_TASK GOAL_
Write out the full set of records exactly. Any pictures in them do not belong in the copy.

_DATASET CONTENT_
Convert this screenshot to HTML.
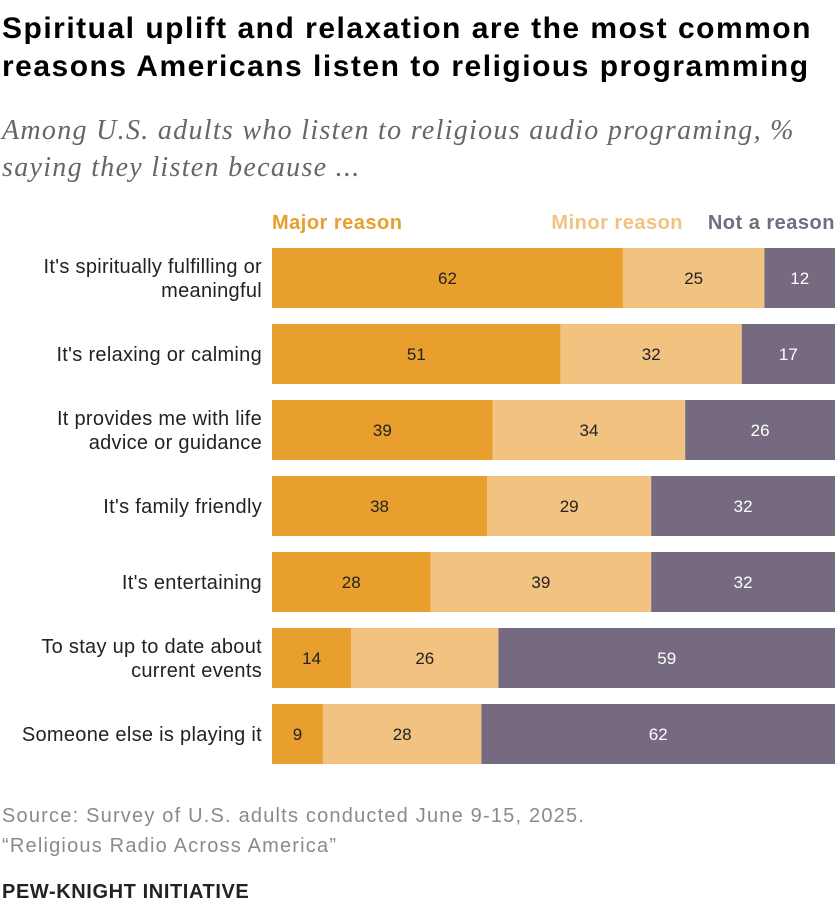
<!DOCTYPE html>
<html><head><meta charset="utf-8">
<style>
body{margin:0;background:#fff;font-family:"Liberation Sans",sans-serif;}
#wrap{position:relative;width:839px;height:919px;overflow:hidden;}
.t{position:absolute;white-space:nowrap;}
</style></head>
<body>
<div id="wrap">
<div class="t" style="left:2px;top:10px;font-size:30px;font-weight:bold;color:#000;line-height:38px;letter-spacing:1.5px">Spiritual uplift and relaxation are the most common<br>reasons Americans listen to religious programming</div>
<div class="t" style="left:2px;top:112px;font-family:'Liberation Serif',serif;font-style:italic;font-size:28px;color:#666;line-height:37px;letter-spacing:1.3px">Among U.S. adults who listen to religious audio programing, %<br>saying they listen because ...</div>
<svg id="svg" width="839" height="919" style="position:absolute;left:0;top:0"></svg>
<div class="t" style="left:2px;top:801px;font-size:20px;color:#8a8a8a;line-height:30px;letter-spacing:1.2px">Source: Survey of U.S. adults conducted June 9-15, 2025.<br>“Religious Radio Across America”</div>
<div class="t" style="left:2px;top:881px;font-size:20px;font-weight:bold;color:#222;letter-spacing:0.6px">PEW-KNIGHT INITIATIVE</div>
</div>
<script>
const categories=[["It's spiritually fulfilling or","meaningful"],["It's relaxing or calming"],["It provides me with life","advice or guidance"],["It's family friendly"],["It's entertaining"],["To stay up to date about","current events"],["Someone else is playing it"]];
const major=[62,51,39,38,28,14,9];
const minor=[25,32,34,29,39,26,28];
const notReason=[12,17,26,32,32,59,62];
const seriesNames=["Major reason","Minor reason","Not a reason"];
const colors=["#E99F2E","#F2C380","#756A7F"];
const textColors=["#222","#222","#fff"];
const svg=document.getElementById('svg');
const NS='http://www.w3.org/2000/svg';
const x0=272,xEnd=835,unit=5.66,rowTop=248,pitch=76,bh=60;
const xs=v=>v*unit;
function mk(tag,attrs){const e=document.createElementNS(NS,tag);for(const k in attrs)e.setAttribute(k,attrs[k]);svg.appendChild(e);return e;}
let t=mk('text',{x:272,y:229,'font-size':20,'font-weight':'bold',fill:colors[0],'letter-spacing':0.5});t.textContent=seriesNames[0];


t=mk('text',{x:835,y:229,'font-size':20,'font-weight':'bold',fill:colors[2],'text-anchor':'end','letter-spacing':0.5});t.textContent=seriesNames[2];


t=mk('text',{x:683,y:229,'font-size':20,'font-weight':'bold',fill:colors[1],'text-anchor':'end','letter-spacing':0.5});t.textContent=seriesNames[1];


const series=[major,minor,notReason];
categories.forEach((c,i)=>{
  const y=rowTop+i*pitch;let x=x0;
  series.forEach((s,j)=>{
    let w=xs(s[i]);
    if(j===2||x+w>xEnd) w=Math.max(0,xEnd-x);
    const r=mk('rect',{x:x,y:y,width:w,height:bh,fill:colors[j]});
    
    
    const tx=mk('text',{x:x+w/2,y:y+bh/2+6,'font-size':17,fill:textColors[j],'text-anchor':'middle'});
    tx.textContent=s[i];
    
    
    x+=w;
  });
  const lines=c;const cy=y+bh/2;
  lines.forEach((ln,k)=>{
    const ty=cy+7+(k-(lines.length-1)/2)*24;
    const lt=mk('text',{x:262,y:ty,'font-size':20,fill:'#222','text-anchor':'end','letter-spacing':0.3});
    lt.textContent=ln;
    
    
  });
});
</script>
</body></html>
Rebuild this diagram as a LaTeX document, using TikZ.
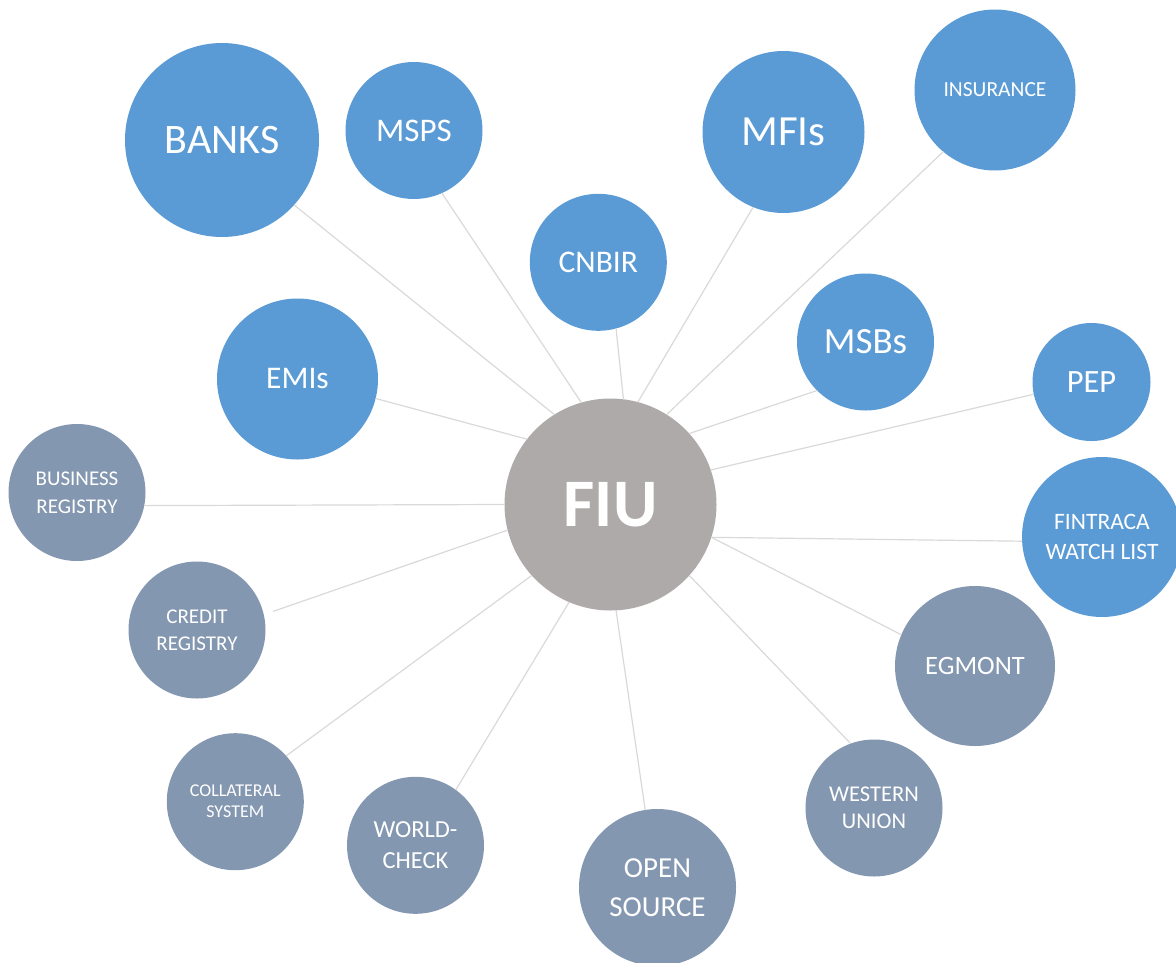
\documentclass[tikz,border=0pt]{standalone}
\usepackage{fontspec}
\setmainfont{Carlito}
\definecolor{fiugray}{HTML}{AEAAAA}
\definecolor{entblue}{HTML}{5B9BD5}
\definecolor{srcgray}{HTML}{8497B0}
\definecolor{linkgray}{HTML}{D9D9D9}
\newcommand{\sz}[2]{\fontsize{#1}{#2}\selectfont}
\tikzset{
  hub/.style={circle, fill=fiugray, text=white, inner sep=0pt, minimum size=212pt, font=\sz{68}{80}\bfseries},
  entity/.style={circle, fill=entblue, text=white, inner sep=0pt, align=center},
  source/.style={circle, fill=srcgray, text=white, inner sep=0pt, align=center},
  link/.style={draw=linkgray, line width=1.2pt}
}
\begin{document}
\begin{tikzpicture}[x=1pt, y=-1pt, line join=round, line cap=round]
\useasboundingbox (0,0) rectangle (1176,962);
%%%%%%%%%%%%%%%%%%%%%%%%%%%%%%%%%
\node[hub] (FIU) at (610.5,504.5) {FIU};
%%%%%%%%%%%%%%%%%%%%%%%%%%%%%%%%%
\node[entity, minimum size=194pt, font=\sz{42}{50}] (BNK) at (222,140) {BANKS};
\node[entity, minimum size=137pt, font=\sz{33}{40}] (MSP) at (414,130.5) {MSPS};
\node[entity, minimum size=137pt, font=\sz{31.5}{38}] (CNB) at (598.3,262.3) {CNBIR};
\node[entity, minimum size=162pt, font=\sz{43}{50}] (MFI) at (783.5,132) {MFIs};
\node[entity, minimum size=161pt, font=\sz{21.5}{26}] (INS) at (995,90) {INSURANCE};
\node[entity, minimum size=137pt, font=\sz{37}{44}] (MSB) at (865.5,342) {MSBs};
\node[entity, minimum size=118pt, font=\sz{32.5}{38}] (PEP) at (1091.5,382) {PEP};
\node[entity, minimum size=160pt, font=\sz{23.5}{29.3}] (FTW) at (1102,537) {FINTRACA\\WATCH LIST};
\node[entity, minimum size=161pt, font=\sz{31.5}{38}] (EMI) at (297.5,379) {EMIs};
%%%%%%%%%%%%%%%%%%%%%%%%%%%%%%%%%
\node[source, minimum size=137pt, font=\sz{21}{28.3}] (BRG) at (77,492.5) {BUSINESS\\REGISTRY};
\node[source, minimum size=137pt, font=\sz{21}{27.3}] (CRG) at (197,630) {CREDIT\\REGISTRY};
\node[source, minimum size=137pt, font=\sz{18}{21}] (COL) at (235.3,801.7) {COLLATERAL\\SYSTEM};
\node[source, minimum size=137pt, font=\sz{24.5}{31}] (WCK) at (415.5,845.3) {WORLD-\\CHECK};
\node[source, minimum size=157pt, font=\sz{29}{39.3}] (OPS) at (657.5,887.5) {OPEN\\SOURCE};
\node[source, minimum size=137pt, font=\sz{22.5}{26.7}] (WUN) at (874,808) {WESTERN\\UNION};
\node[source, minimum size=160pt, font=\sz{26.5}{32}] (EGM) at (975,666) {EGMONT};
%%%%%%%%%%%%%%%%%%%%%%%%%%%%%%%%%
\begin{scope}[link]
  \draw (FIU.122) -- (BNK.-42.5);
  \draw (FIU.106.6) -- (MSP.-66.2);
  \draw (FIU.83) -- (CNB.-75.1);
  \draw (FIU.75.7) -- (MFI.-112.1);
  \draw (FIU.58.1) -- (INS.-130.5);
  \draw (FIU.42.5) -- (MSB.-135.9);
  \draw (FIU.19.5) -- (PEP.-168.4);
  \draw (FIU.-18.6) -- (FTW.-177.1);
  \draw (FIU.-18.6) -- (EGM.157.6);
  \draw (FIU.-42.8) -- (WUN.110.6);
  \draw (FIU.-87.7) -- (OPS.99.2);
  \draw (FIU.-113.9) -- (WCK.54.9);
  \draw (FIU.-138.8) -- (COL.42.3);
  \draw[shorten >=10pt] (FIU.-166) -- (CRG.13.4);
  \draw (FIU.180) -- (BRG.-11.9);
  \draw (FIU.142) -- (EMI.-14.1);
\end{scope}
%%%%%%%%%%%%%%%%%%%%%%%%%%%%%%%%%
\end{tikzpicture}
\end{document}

_THE ANSWER_
Convert this screenshot to HTML.
<!DOCTYPE html>
<html><head><meta charset="utf-8">
<style>
body{margin:0;background:#fff;font-family:"Liberation Sans",sans-serif;}
#wrap{position:relative;width:839px;height:919px;overflow:hidden;}
.t{position:absolute;white-space:nowrap;}
</style></head>
<body>
<div id="wrap">
<div class="t" style="left:2px;top:10px;font-size:30px;font-weight:bold;color:#000;line-height:38px;letter-spacing:1.5px">Spiritual uplift and relaxation are the most common<br>reasons Americans listen to religious programming</div>
<div class="t" style="left:2px;top:112px;font-family:'Liberation Serif',serif;font-style:italic;font-size:28px;color:#666;line-height:37px;letter-spacing:1.3px">Among U.S. adults who listen to religious audio programing, %<br>saying they listen because ...</div>
<svg id="svg" width="839" height="919" style="position:absolute;left:0;top:0"></svg>
<div class="t" style="left:2px;top:801px;font-size:20px;color:#8a8a8a;line-height:30px;letter-spacing:1.2px">Source: Survey of U.S. adults conducted June 9-15, 2025.<br>“Religious Radio Across America”</div>
<div class="t" style="left:2px;top:881px;font-size:20px;font-weight:bold;color:#222;letter-spacing:0.6px">PEW-KNIGHT INITIATIVE</div>
</div>
<script>
const categories=[["It's spiritually fulfilling or","meaningful"],["It's relaxing or calming"],["It provides me with life","advice or guidance"],["It's family friendly"],["It's entertaining"],["To stay up to date about","current events"],["Someone else is playing it"]];
const major=[62,51,39,38,28,14,9];
const minor=[25,32,34,29,39,26,28];
const notReason=[12,17,26,32,32,59,62];
const seriesNames=["Major reason","Minor reason","Not a reason"];
const colors=["#E99F2E","#F2C380","#756A7F"];
const textColors=["#222","#222","#fff"];
const svg=document.getElementById('svg');
const NS='http://www.w3.org/2000/svg';
const x0=272,xEnd=835,unit=5.66,rowTop=248,pitch=76,bh=60;
const xs=v=>v*unit;
function mk(tag,attrs){const e=document.createElementNS(NS,tag);for(const k in attrs)e.setAttribute(k,attrs[k]);svg.appendChild(e);return e;}
let t=mk('text',{x:272,y:229,'font-size':20,'font-weight':'bold',fill:colors[0],'letter-spacing':0.5});t.textContent=seriesNames[0];


t=mk('text',{x:835,y:229,'font-size':20,'font-weight':'bold',fill:colors[2],'text-anchor':'end','letter-spacing':0.5});t.textContent=seriesNames[2];


t=mk('text',{x:683,y:229,'font-size':20,'font-weight':'bold',fill:colors[1],'text-anchor':'end','letter-spacing':0.5});t.textContent=seriesNames[1];


const series=[major,minor,notReason];
categories.forEach((c,i)=>{
  const y=rowTop+i*pitch;let x=x0;
  series.forEach((s,j)=>{
    let w=xs(s[i]);
    if(j===2||x+w>xEnd) w=Math.max(0,xEnd-x);
    const r=mk('rect',{x:x,y:y,width:w,height:bh,fill:colors[j]});
    
    
    const tx=mk('text',{x:x+w/2,y:y+bh/2+6,'font-size':17,fill:textColors[j],'text-anchor':'middle'});
    tx.textContent=s[i];
    
    
    x+=w;
  });
  const lines=c;const cy=y+bh/2;
  lines.forEach((ln,k)=>{
    const ty=cy+7+(k-(lines.length-1)/2)*24;
    const lt=mk('text',{x:262,y:ty,'font-size':20,fill:'#222','text-anchor':'end','letter-spacing':0.3});
    lt.textContent=ln;
    
    
  });
});
</script>
</body></html>
Rebuild this diagram as a LaTeX document, using TikZ.
\documentclass[tikz,border=0pt]{standalone}
\usepackage{fontspec}
\setmainfont{Carlito}
\definecolor{fiugray}{HTML}{AEAAAA}
\definecolor{entblue}{HTML}{5B9BD5}
\definecolor{srcgray}{HTML}{8497B0}
\definecolor{linkgray}{HTML}{D9D9D9}
\newcommand{\sz}[2]{\fontsize{#1}{#2}\selectfont}
\tikzset{
  hub/.style={circle, fill=fiugray, text=white, inner sep=0pt, minimum size=212pt, font=\sz{68}{80}\bfseries},
  entity/.style={circle, fill=entblue, text=white, inner sep=0pt, align=center},
  source/.style={circle, fill=srcgray, text=white, inner sep=0pt, align=center},
  link/.style={draw=linkgray, line width=1.2pt}
}
\begin{document}
\begin{tikzpicture}[x=1pt, y=-1pt, line join=round, line cap=round]
\useasboundingbox (0,0) rectangle (1176,962);
%%%%%%%%%%%%%%%%%%%%%%%%%%%%%%%%%
\node[hub] (FIU) at (610.5,504.5) {FIU};
%%%%%%%%%%%%%%%%%%%%%%%%%%%%%%%%%
\node[entity, minimum size=194pt, font=\sz{42}{50}] (BNK) at (222,140) {BANKS};
\node[entity, minimum size=137pt, font=\sz{33}{40}] (MSP) at (414,130.5) {MSPS};
\node[entity, minimum size=137pt, font=\sz{31.5}{38}] (CNB) at (598.3,262.3) {CNBIR};
\node[entity, minimum size=162pt, font=\sz{43}{50}] (MFI) at (783.5,132) {MFIs};
\node[entity, minimum size=161pt, font=\sz{21.5}{26}] (INS) at (995,90) {INSURANCE};
\node[entity, minimum size=137pt, font=\sz{37}{44}] (MSB) at (865.5,342) {MSBs};
\node[entity, minimum size=118pt, font=\sz{32.5}{38}] (PEP) at (1091.5,382) {PEP};
\node[entity, minimum size=160pt, font=\sz{23.5}{29.3}] (FTW) at (1102,537) {FINTRACA\\WATCH LIST};
\node[entity, minimum size=161pt, font=\sz{31.5}{38}] (EMI) at (297.5,379) {EMIs};
%%%%%%%%%%%%%%%%%%%%%%%%%%%%%%%%%
\node[source, minimum size=137pt, font=\sz{21}{28.3}] (BRG) at (77,492.5) {BUSINESS\\REGISTRY};
\node[source, minimum size=137pt, font=\sz{21}{27.3}] (CRG) at (197,630) {CREDIT\\REGISTRY};
\node[source, minimum size=137pt, font=\sz{18}{21}] (COL) at (235.3,801.7) {COLLATERAL\\SYSTEM};
\node[source, minimum size=137pt, font=\sz{24.5}{31}] (WCK) at (415.5,845.3) {WORLD-\\CHECK};
\node[source, minimum size=157pt, font=\sz{29}{39.3}] (OPS) at (657.5,887.5) {OPEN\\SOURCE};
\node[source, minimum size=137pt, font=\sz{22.5}{26.7}] (WUN) at (874,808) {WESTERN\\UNION};
\node[source, minimum size=160pt, font=\sz{26.5}{32}] (EGM) at (975,666) {EGMONT};
%%%%%%%%%%%%%%%%%%%%%%%%%%%%%%%%%
\begin{scope}[link]
  \draw (FIU.122) -- (BNK.-42.5);
  \draw (FIU.106.6) -- (MSP.-66.2);
  \draw (FIU.83) -- (CNB.-75.1);
  \draw (FIU.75.7) -- (MFI.-112.1);
  \draw (FIU.58.1) -- (INS.-130.5);
  \draw (FIU.42.5) -- (MSB.-135.9);
  \draw (FIU.19.5) -- (PEP.-168.4);
  \draw (FIU.-18.6) -- (FTW.-177.1);
  \draw (FIU.-18.6) -- (EGM.157.6);
  \draw (FIU.-42.8) -- (WUN.110.6);
  \draw (FIU.-87.7) -- (OPS.99.2);
  \draw (FIU.-113.9) -- (WCK.54.9);
  \draw (FIU.-138.8) -- (COL.42.3);
  \draw[shorten >=10pt] (FIU.-166) -- (CRG.13.4);
  \draw (FIU.180) -- (BRG.-11.9);
  \draw (FIU.142) -- (EMI.-14.1);
\end{scope}
%%%%%%%%%%%%%%%%%%%%%%%%%%%%%%%%%
\end{tikzpicture}
\end{document}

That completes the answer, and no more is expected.